First, there is humility, and I propose this not as a moral principle, distasteful to a large number of people, but simply as an item of a scientific philosophy. In the period of the Industrial Revolution, perhaps the most important disaster was the enormous increase of scientific arrogance. We had discovered how to make trains and other machines. We knew how to put one box on top of the other to get that apple, and Occidental man saw himself as an autocrat with com­plete power over a universe which was made of physics and chemistry. And the biological phenomena were in the end to be controlled like processes in a test tube. Evolution was the history of how organisms learned more tricks for controlling the environment; and man had better tricks than any other creature.
But that arrogant scientific philosophy is now obsolete, and in its place there is the discovery that man is only a part of larger systems and that the part can never control the whole.
Goebbels thought that he could control public opinion in Germany with a vast communication system, and our own public relations men are perhaps liable to similar delusions. But in fact the would-be controller must always have his spies out to tell him what the people are saying about his propaganda. He is therefore in the position of being re­sponsive to what they are saying. Therefore he cannot have a simple lineal control. We do not live in the sort of universe in which simple lineal control is possible. Life is not like that.
Similarly, in the field of psychiatry, the family is a cyber­netic system of the sort which I am discussing and usually when systemic pathology occurs, the members blame each other, or sometimes themselves. But the truth of the matter is that both these alternatives are fundamentally arrogant. Either alternative assumes that the individual human being has total power over the system of which he or she is a part.

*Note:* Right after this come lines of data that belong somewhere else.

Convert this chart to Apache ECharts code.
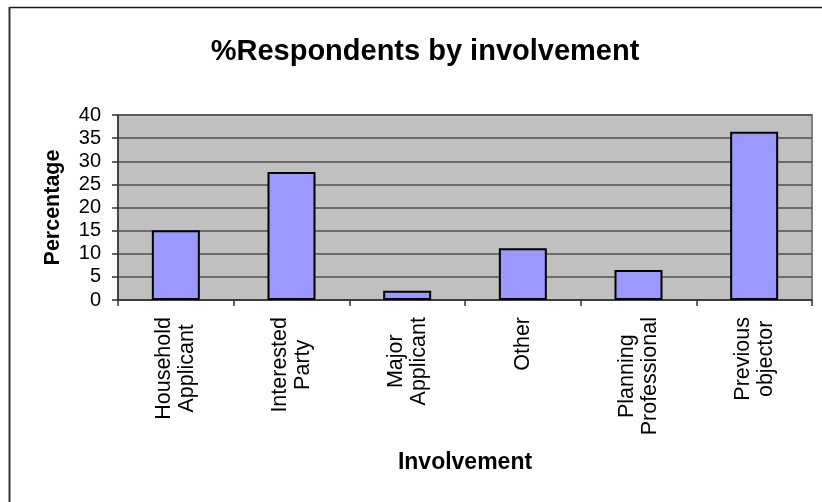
<!DOCTYPE html>
<html>
<head>
<meta charset="utf-8">
<title>%Respondents by involvement</title>
<script src="https://cdn.jsdelivr.net/npm/echarts@6/dist/echarts.min.js"></script>
<style>
  html, body { margin: 0; padding: 0; background: #ffffff; }
  #chart { width: 822px; height: 502px; }
</style>
</head>
<body>
<div id="chart"></div>
<script>
// Respondent involvement categories (line breaks are part of the axis label)
const categories = [
  'Household\nApplicant',
  'Interested\nParty',
  'Major\nApplicant',
  'Other',
  'Planning\nProfessional',
  'Previous\nobjector'
];

// Share of respondents in each category, in percent
const percentages = [15.1, 27.7, 2.0, 11.2, 6.5, 36.4];

// Value axis range and step
const yMin = 0;
const yMax = 40;
const yStep = 5;

const chartTitle = '%Respondents by involvement';
const xAxisTitle = 'Involvement';
const yAxisTitle = 'Percentage';

const FONT = '"Liberation Sans", Arial, Helvetica, sans-serif';

const chart = echarts.init(document.getElementById('chart'), null, { renderer: 'canvas' });

chart.setOption({
  animation: false,
  backgroundColor: '#ffffff',
  title: {
    text: chartTitle,
    left: 420,
    top: 32,
    textAlign: 'center',
    textStyle: { fontFamily: FONT, fontSize: 29, fontWeight: 'bold', color: '#000000' }
  },
  graphic: [
    // outer frame of the chart area (top and left edges)
    { type: 'line', shape: { x1: 9, y1: 7.5, x2: 822, y2: 7.5 }, style: { stroke: '#1a1a1a', lineWidth: 1.5 }, z: 10 },
    { type: 'line', shape: { x1: 9.5, y1: 7, x2: 9.5, y2: 502 }, style: { stroke: '#333333', lineWidth: 2 }, z: 10 }
  ],
  grid: {
    left: 118,
    top: 115,
    right: 10,
    bottom: 202,
    show: true,
    backgroundColor: '#c0c0c0',
    borderColor: '#808080',
    borderWidth: 2
  },
  xAxis: {
    type: 'category',
    data: categories,
    boundaryGap: true,
    name: xAxisTitle,
    nameLocation: 'middle',
    nameGap: 151,
    nameTextStyle: { fontFamily: FONT, fontSize: 23, fontWeight: 'bold', color: '#000000' },
    axisLine: { show: true, lineStyle: { color: '#333333', width: 1.5 } },
    axisTick: { show: true, inside: false, length: 6, lineStyle: { color: '#333333', width: 1.5 } },
    axisLabel: {
      interval: 0,
      rotate: 90,
      margin: 17,
      formatter: v => v.split('\n').map(s => '{c|' + s + '}').join('\n'),
      rich: {
        c: { align: 'center', fontFamily: FONT, fontSize: 21.5, lineHeight: 23, color: '#000000' }
      }
    },
    splitLine: { show: false }
  },
  yAxis: {
    type: 'value',
    min: yMin,
    max: yMax,
    interval: yStep,
    name: yAxisTitle,
    nameLocation: 'middle',
    nameGap: 54,
    nameTextStyle: { fontFamily: FONT, fontSize: 21.5, fontWeight: 'bold', color: '#000000' },
    axisLine: { show: true, lineStyle: { color: '#333333', width: 1.5 } },
    axisTick: { show: true, inside: false, length: 6, lineStyle: { color: '#333333', width: 1.5 } },
    axisLabel: { margin: 17, fontFamily: FONT, fontSize: 20, color: '#000000' },
    splitLine: { show: true, lineStyle: { color: '#505050', width: 1.5 } }
  },
  series: [{
    type: 'bar',
    data: percentages,
    barWidth: 48,
    itemStyle: { color: '#9999ff', borderColor: '#000000', borderWidth: 2 },
    emphasis: { disabled: true }
  }]
});
</script>
</body>
</html>
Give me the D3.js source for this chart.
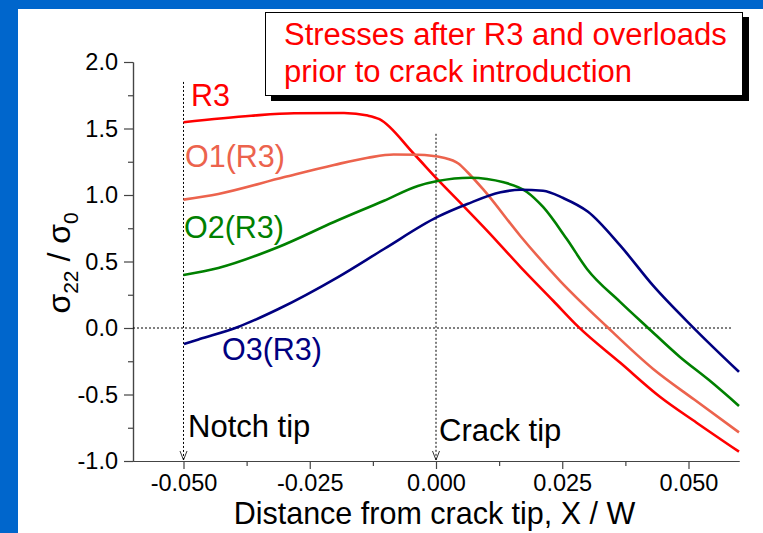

Even within the individual human being, control is limited. We can in some degree set ourselves to learn even such abstract characteristics as arrogance or humility, but we are not by any means the captains of our souls.
It is, however, possible that the remedy for ills of con­scious purpose lies with the individual. There is what Freud called the royal road to the unconscious. He was referring to dreams, but I think we should lump together dreams and the creativity of art, or the perception of art, and poetry and such things. And I would include with these the best of religion. These are all activities in which the whole individual is involved. The artist may have a conscious purpose to sell his picture, even perhaps a conscious purpose to make it. But in the making he must necessarily relax that arrogance in favor of a creative experience in which his conscious mind plays only a small part.
We might say that in creative art man must experience himself—his total self—as a cybernetic model.
It is characteristic of the 1960s that a large number of people are looking to the psychedelic drugs for some sort of wisdom or some sort of enlargement of consciousness, and I think this symptom of our epoch probably arises as an attempt to compensate for our excessive purposiveness. But I am not sure that wisdom can be got that way. What is required is not simply a relaxation of consciousness to let the unconscious material gush out. To do this is merely to exchange one partial view of the self for the other partial view. I suspect that what is needed is the synthesis of the two views and this is more difficult.
My own slight experience of LSD led me to believe that Prospero was wrong when he said, "We are such stuff as dreams are made on." It seemed to me that pure dream was, like pure purpose, rather trivial. It was not the stuff of which we are made, but only bits and pieces of that stuff. Our conscious purposes, similarly, are only bits and pieces.
The systemic view is something else again.


* This lecture was given in August, 1968, to the London Conference on the Dialectics of Liberation.